- Written exercise -
Each line of the data that includes the string "this" is to be copied out.

——

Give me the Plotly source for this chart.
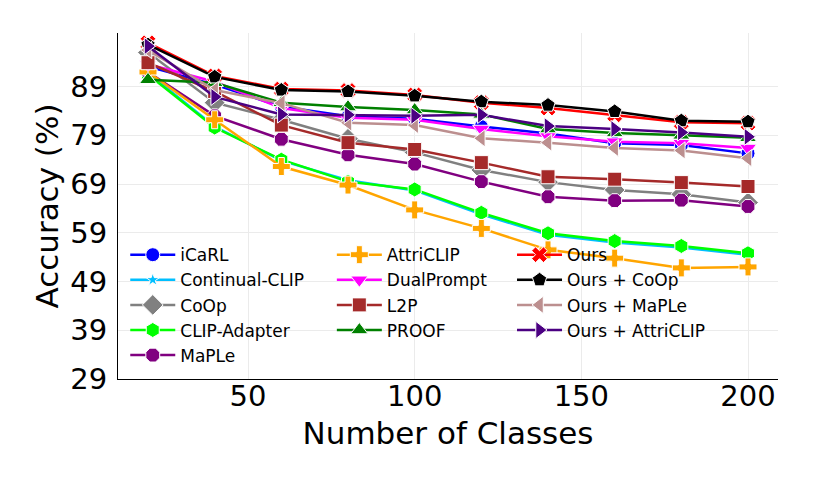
import plotly.graph_objects as go

classes = [20, 40, 60, 80, 100, 120, 140, 160, 180, 200]

icarl = [93.1, 89.4, 84.9, 82.9, 82.4, 80.8, 79.4, 77.4, 77.0, 75.3]
continual_clip = [91.8, 80.8, 73.8, 69.8, 67.7, 62.8, 58.6, 57.0, 56.0, 54.5]
coop = [96.0, 85.7, 82.2, 78.3, 75.5, 71.9, 69.4, 67.8, 66.9, 65.2]
clip_adapter = [91.5, 80.6, 74.0, 69.5, 67.9, 63.1, 58.9, 57.3, 56.3, 54.8]
maple = [92.0, 83.0, 78.2, 75.0, 73.1, 69.5, 66.4, 65.6, 65.7, 64.4]
attriclip = [92.0, 82.2, 72.6, 68.8, 63.7, 59.9, 55.5, 53.8, 51.8, 52.0]
dualprompt = [93.6, 90.0, 84.6, 82.6, 82.2, 80.3, 78.8, 77.7, 77.4, 76.4]
l2p = [93.9, 88.0, 81.1, 77.5, 76.1, 73.4, 70.5, 70.0, 69.3, 68.5]
proof = [90.4, 89.8, 85.7, 84.8, 84.2, 83.3, 80.3, 79.5, 79.0, 78.5]
ours = [98.0, 91.2, 88.5, 88.2, 87.3, 85.7, 84.6, 83.2, 81.7, 81.5]
ours_coop = [97.6, 91.0, 88.3, 88.0, 87.1, 85.9, 85.2, 83.9, 82.0, 81.8]
ours_maple = [96.5, 88.3, 85.6, 81.6, 81.1, 78.4, 77.5, 76.4, 75.9, 74.3]
ours_attriclip = [97.3, 86.9, 83.3, 83.2, 83.0, 83.2, 80.9, 80.3, 79.6, 78.7]

yticks = [29, 39, 49, 59, 69, 79, 89]
xticks = [50, 100, 150, 200]

# name, values, colour, symbol, size, legend column
series = [
    ("iCaRL", icarl, "blue", "circle", 14, "legend"),
    ("Continual-CLIP", continual_clip, "deepskyblue", "star", 10, "legend"),
    ("CoOp", coop, "gray", "diamond", 16, "legend"),
    ("CLIP-Adapter", clip_adapter, "lime", "hexagon", 15, "legend"),
    ("MaPLe", maple, "purple", "octagon", 15, "legend"),
    ("AttriCLIP", attriclip, "orange", "cross", 15, "legend2"),
    ("DualPrompt", dualprompt, "magenta", "triangle-down", 15, "legend2"),
    ("L2P", l2p, "brown", "square", 14, "legend2"),
    ("PROOF", proof, "green", "triangle-up", 15, "legend2"),
    ("Ours", ours, "red", "x", 14, "legend3"),
    ("Ours + CoOp", ours_coop, "black", "pentagon", 15, "legend3"),
    ("Ours + MaPLe", ours_maple, "rosybrown", "triangle-left", 15, "legend3"),
    ("Ours + AttriCLIP", ours_attriclip, "indigo", "triangle-right", 15, "legend3"),
]

fig = go.Figure()
for name, vals, col, sym, sz, leg in series:
    fig.add_trace(go.Scatter(
        x=classes, y=vals, name=name, mode="lines+markers",
        line=dict(color=col, width=2.5),
        marker=dict(symbol=sym, size=sz, color=col,
                    line=dict(color="white", width=1)),
        legend=leg, legendgroup=name,
    ))

font = "DejaVu Sans"
leg_style = dict(font=dict(family=font, size=17, color="black"),
                 bgcolor="rgba(255,255,255,0)", yanchor="top", y=0.41,
                 tracegroupgap=0, itemwidth=45)

# page body adds an 8px offset, margins below allow for it
fig.update_layout(
    width=814, height=488,
    margin=dict(l=110, r=44, t=25, b=117),
    plot_bgcolor="white", paper_bgcolor="white",
    font=dict(family=font, color="black"),
    legend=dict(x=0.011, **leg_style),
    legend2=dict(x=0.324, **leg_style),
    legend3=dict(x=0.597, **leg_style),
    xaxis=dict(
        range=[11, 209], tickvals=xticks,
        tickfont=dict(size=29), ticks="", ticklabelstandoff=-9,
        showgrid=True, gridcolor="#ebebeb", gridwidth=1,
        showline=True, linecolor="black", linewidth=1.2, zeroline=False,
        title=dict(text="Number of Classes", font=dict(size=31), standoff=10),
    ),
    yaxis=dict(
        range=[29, 100], tickvals=yticks,
        tickfont=dict(size=29), ticks="", ticklabelstandoff=4,
        showgrid=True, gridcolor="#ebebeb", gridwidth=1,
        showline=True, linecolor="black", linewidth=1.2, zeroline=False,
        title=dict(text="Accuracy (%)", font=dict(size=31), standoff=2),
    ),
)

fig.write_html("out.html")
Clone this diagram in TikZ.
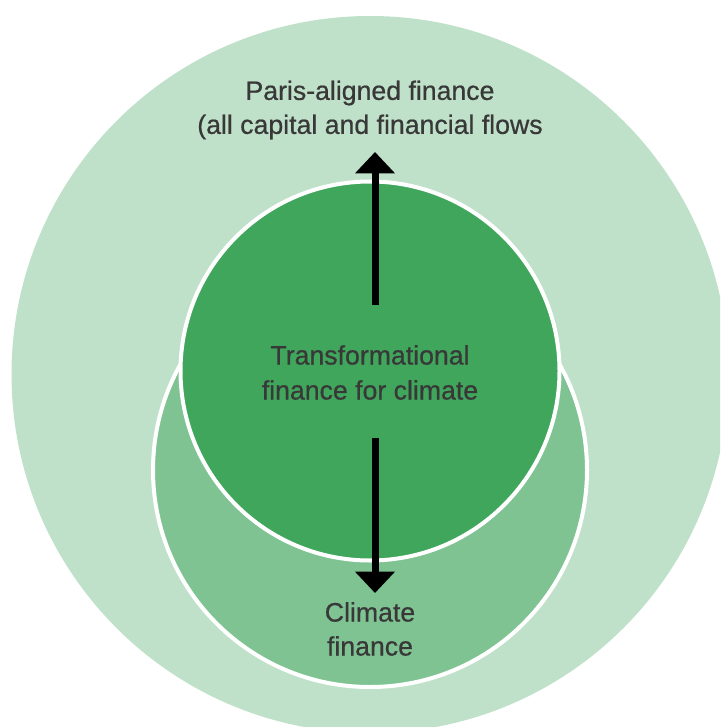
\documentclass[tikz,border=0pt]{standalone}
\usepackage{fontspec}
\setmainfont{Liberation Sans}
\newfontfamily\lblfont{Liberation Sans}[FakeBold=0.6]
\usetikzlibrary{arrows.meta}
\definecolor{outergreen}{HTML}{C0E1C9}
\definecolor{midgreen}{HTML}{7FC393}
\definecolor{innergreen}{HTML}{3FA65B}
\definecolor{labelgray}{HTML}{383838}
\tikzset{
  ring/.style={circle, draw=white, line width=3pt, inner sep=0pt},
  lbl/.style={text=labelgray, align=center, inner sep=0pt},
  flow/.style={line width=5.25pt, -{Triangle[width=29pt,length=16pt]}}
}

\begin{document}
\begin{tikzpicture}[x=0.75pt,y=-0.75pt]
    \useasboundingbox (0,0) rectangle (720,727);
    \clip (0,0) rectangle (720,727);
    \node[circle, fill=outergreen, inner sep=0pt, minimum size=537.75pt] (paris) at (370,374.5) {};
    \node[ring, fill=midgreen, minimum size=325.5pt] (climate) at (370,470) {};
    \node[ring, fill=innergreen, minimum size=284.25pt] (transform) at (370,371) {};
    \node[lbl, font=\lblfont\fontsize{20}{25.5}\selectfont] (parislbl) at (370,110)
        {Paris-aligned finance\\(all capital and financial flows};
    \node[lbl, font=\lblfont\fontsize{20}{26.25}\selectfont] (transformlbl) at (370,372.5)
        {Transformational\\finance for climate};
    \node[lbl, font=\lblfont\fontsize{20}{25.5}\selectfont] (climatelbl) at (370,629)
        {Climate\\finance};
    \coordinate (upfoot) at (375,305);
    \coordinate (uptip) at (375,152);
    \coordinate (downfoot) at (375,438);
    \coordinate (downtip) at (375,593);
    \draw[flow] (upfoot) -- (uptip);
    \draw[flow] (downfoot) -- (downtip);
\end{tikzpicture}
\end{document}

——

- Correct output -
Give me the Plotly source for this chart.
Clone this diagram in TikZ.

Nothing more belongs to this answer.